I feel doubly that way since, not only have I advocated for efforts to bridge the communities, I’ve tried to make efforts to make it happen. I was the one who suggested that Warren Krafchik – the Civil Society co-chair of the Open Government Partnership be invited to the Open Knowledge Festival to help with a conversation around helping bring the two communities together and reached out to him with the invitation.

If someone wants to label me as someone who is opinionated in the space, that’s okay – I do have opinions about what works and what doesn’t work and try to share them, sometimes in a constructive way, and sometimes – such as when on a panel – in a way that helps spur discussion. But to lay the charge of being divisive, when I’ve been trying for several years to bridge the conversation and bring the open data perspective into the FOIA community, feels unfair and problematic.

Access to Information, Open Data and the Problem with Convergence

In response to my post yesterday one reader sent me a very thoughtful commentary that included this line at the end:

“Rather than compare [Freedom of Information] FOI legislation and Open Gov Data as if it’s “one or the other”, do you think there’s a way of talking about how the two might converge?”

One small detail:

So before diving in to the meat let me start by saying I don’t believe anything in yesterday’s post claimed open data was better or worse than Freedom of Information (FOI often referred to in Canada as Access to Information or ATI). Seeing FOI and open data as competing suggests they are similar tools. While they have similar goals – improving access – and there may be some overlap, I increasingly see them as fundamentally different tools. This is also why I don’t see an opportunity for convergence in the short term (more on that below). I do, however, believe open data and FOI processes can be complimentary. Indeed, I’m hopeful open data can alleviate some of the burden placed on FOI system which are often slow. Indeed, in Canada, government departments regularly violate rules around disclosure deadlines. If anything, this complimentary nature was the implicit point in yesterday’s post (which I could have made more explicit).

The Problem with Convergence:

As mentioned above, the overarching goals of open data and FOI systems are similar – to enable citizens to access government information – but the two initiatives are grounded in fundamentally different approaches to dealing with government information. From my view FOI has become a system of case by case review while open data is seeking to engage in an approach of “pre-clearance.”

Part of this has to do with what each system is reacting to.
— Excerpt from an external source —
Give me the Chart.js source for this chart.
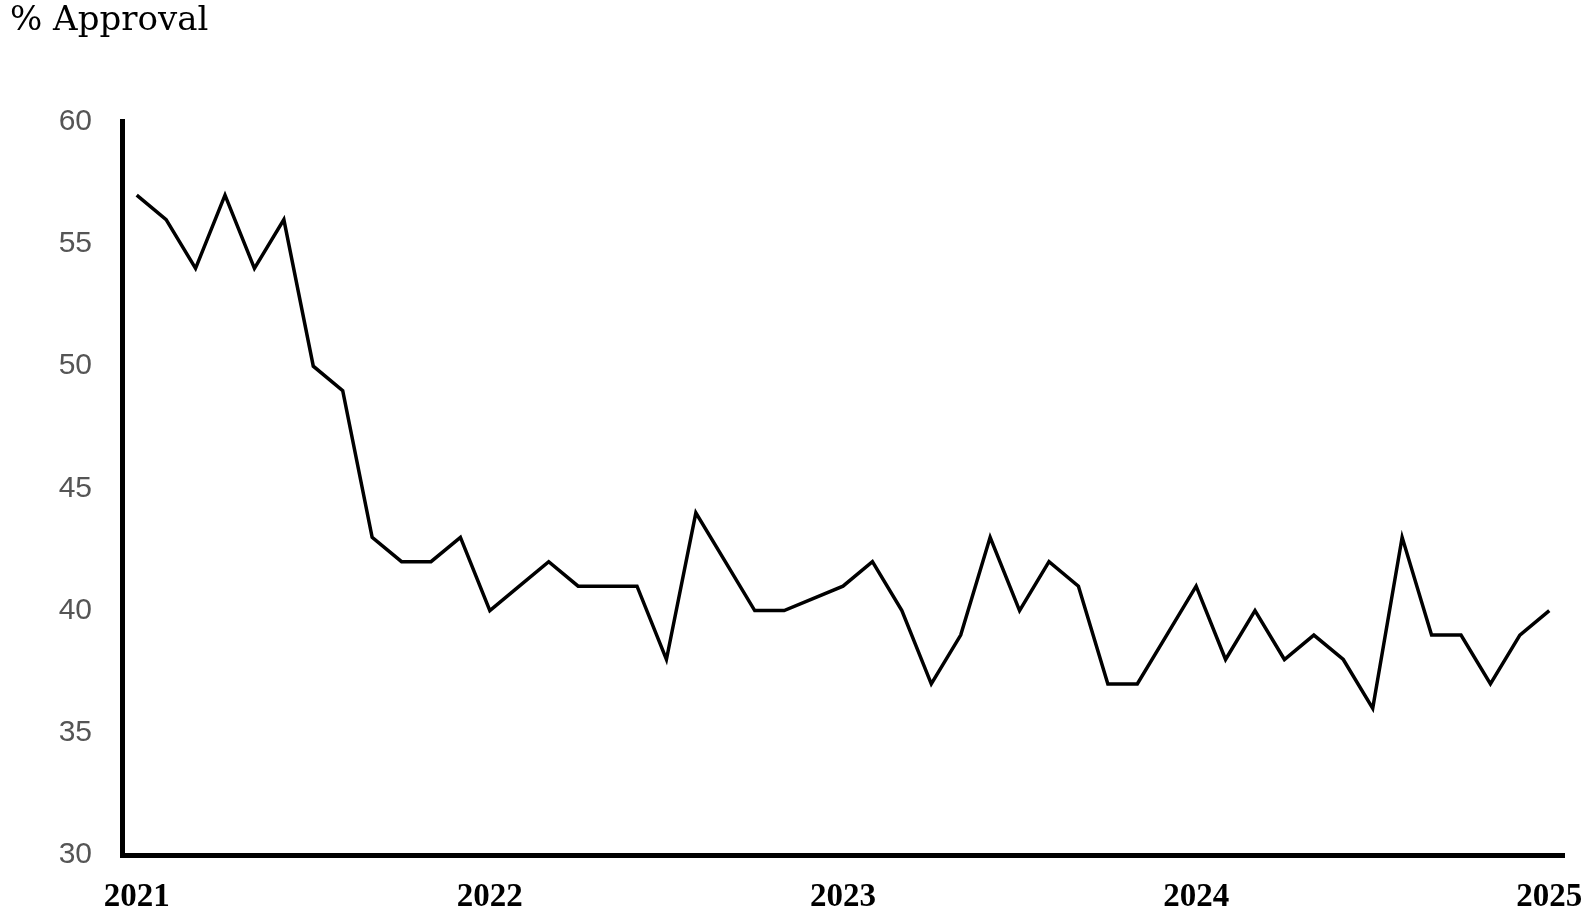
<!DOCTYPE html>
<html>
<head>
<meta charset="utf-8">
<script src="https://cdn.jsdelivr.net/npm/chart.js@4"></script>
<style>
  body { margin: 0; background: #fff; }
</style>
</head>
<body>
<canvas id="chart" width="1595" height="911"></canvas>
<script>
// monthly approval, Jan 2021 .. Jan 2025
const months = [
  '2021-01','2021-02','2021-03','2021-04','2021-05','2021-06','2021-07','2021-08','2021-09','2021-10','2021-11','2021-12',
  '2022-01','2022-02','2022-03','2022-04','2022-05','2022-06','2022-07','2022-08','2022-09','2022-10','2022-11','2022-12',
  '2023-01','2023-02','2023-03','2023-04','2023-05','2023-06','2023-07','2023-08','2023-09','2023-10','2023-11','2023-12',
  '2024-01','2024-02','2024-03','2024-04','2024-05','2024-06','2024-07','2024-08','2024-09','2024-10','2024-11','2024-12',
  '2025-01'
];
const approval = [
  57, 56, 54, 57, 54, 56, 50, 49, 43, 42, 42, 43,
  40, 41, 42, 41, 41, 41, 38, 44, 42, 40, 40, 40.5,
  41, 42, 40, 37, 39, 43, 40, 42, 41, 37, 37, 39,
  41, 38, 40, 38, 39, 38, 36, 43, 39, 39, 37, 39,
  40
];
const yTicks = [30, 35, 40, 45, 50, 55, 60];

new Chart(document.getElementById('chart'), {
  type: 'line',
  data: {
    labels: months,
    datasets: [{
      label: '% Approval',
      data: approval,
      borderColor: '#000',
      borderWidth: 3.5,
      pointRadius: 0,
      tension: 0,
      fill: false
    }]
  },
  options: {
    responsive: false,
    animation: false,
    layout: { padding: { left: 10, right: 31, top: 0, bottom: 0 } },
    plugins: {
      legend: { display: false },
      tooltip: { enabled: false },
      title: {
        display: true,
        text: '% Approval',
        align: 'start',
        color: '#000',
        font: { family: 'DejaVu Serif', size: 34, weight: 'normal' },
        padding: { top: 1, bottom: 80 }
      }
    },
    scales: {
      x: {
        type: 'category',
        offset: true,
        grid: { display: false, drawTicks: false },
        border: { display: true, color: '#000', width: 5 },
        ticks: {
          autoSkip: false,
          maxRotation: 0,
          padding: 23,
          color: '#000',
          font: { family: 'Liberation Serif', size: 33, weight: 'bold' },
          callback: function (v, i) {
            const m = months[i];
            return m.endsWith('-01') ? m.slice(0, 4) : '';
          }
        },
        afterFit: function (s) {
          s.height = 56;
          s.paddingLeft = 0;
          s.paddingRight = 0;
        }
      },
      y: {
        min: 30,
        max: 60,
        grid: { display: false, drawTicks: false },
        border: { display: true, color: '#000', width: 5 },
        afterBuildTicks: function (s) { s.ticks = yTicks.map(v => ({ value: v })); },
        ticks: {
          padding: 30,
          color: '#555',
          font: { family: 'Liberation Sans', size: 30 }
        },
        afterFit: function (s) { s.width = 112; }
      }
    }
  }
});
</script>
</body>
</html>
FOI was born, in part, out of a reaction to scandals in the mid 20th century which fostered public support for a right to access government information.

FOI has become a powerful tool for accessing government information. But the infrastructure created to manage it has also had some perverse effects. In some ways FOI has, paradoxically made it harder to gain access to government information. I remember talking to a group of retired reporters who talk about how it was easier to gain access to documents in a pre-FOI era since there were no guidelines and many public servants saw most documents as “public” anyways. The rules around disclosure today – thanks in part to FOI regimes – mean that governments can make closed the “default” setting for government information. In the United States the Ashcroft Memo serves as an excellent example of this problem. In this case the FOI legislation actually becomes a tool that helps governments withhold documents, rather than enable citizens to gain legitimate access.

But the bigger problem is that the process by which access to information requests are fulfilled is itself burdensome. While relevant and necessary for some types of information it is often overkill for others. And this is the niche that open data seeks to fill.

Let me pause to stress, I don’t share the above to disparage FOI. Quite the opposite. It is a critical and important tool and I’m not advocating for its end. Nor am I arguing the open data can – in the short or even medium term – solve the problems raised above.

This is why, over the short term, open data will remain a niche solution – a fact linked to its origins. Like FOI Open data has its roots in government transparency. However, it also evolved out of efforts to tear down antiquated intellectual property regimes to the facilitate sharing of data/information (particularly between organizations and governments). Thus the emphasis was not on case by case review of documents, but rather of clearing rights to categories of information, both created and to be created in the future. In other words, this is about granting access to the outputs of a system, not access to individual documents.

Another way of thinking about this is that open data initiatives seek to leverage the benefits of FOI while jettisoning its burdensome process. If a category of information can be pre-clear in advanced and in perpetuity for privacy, security and IP concerns then FOI processes – essential for individual documents and analysis – becomes unnecessary and one can reduce the transaction costs to citizens wishing to access the information.

Maybe, in the future, the scope of these open data initiatives could become broader, and I hope they will. Indeed there is, ample evidence to suggest that technology could be used to pre-clear or assess the sensitivity of any government document. An algorithm that assess a mixture of who the author is, the network of people who review it and a scan of the words would probably allow ascertain if a document could be released to an ATIP request in seconds, rather than weeks. It could at least give a risk profile and/or strip out privacy related information. These types of reforms would be much more disruptive (in the positive sense) to FOI legislation than open data.

But all that said, just getting the current focus of open data initiatives right would be a big accomplishment. And, even if such initiatives could be expanded, there are limits. I am not so naive to believe that government can be entirely open. Nor am I sure that would be an entirely good outcome. When trying to foster new ideas or assess how to balance competing interests in society, a private place to initiate and play with ideas may be essential. And despite the ruminations above, the limits of government IT systems means there will remain a lot of information – particularly non-data information like reports and analysis – that we won’t be able to “pre-clear- for sharing and downloading. Consequently an FOI regime – or something analogous – will continue to be necessary.

So rather than replace or converge with FOI systems, I hope open data will, for the short to medium term actually divert information out of the FOI, not because it competes, but because it offers a simpler and more efficient means of sharing (for both government and citizens) certain types of information. That said, open data initiatives offer none of the protections or rights of FOI and so this legislation will continue to serve as the fail safe mechanism should a government choose to stop sharing data. Moreover, FOI will continue to be a necessary tool for documents and information that – for all sorts of reasons (privacy, security, cabinet confidence, etc…) cannot fall under the rubric of an open data initiative. So convergence… not for now. But co-existence feels both likely and helpful for both.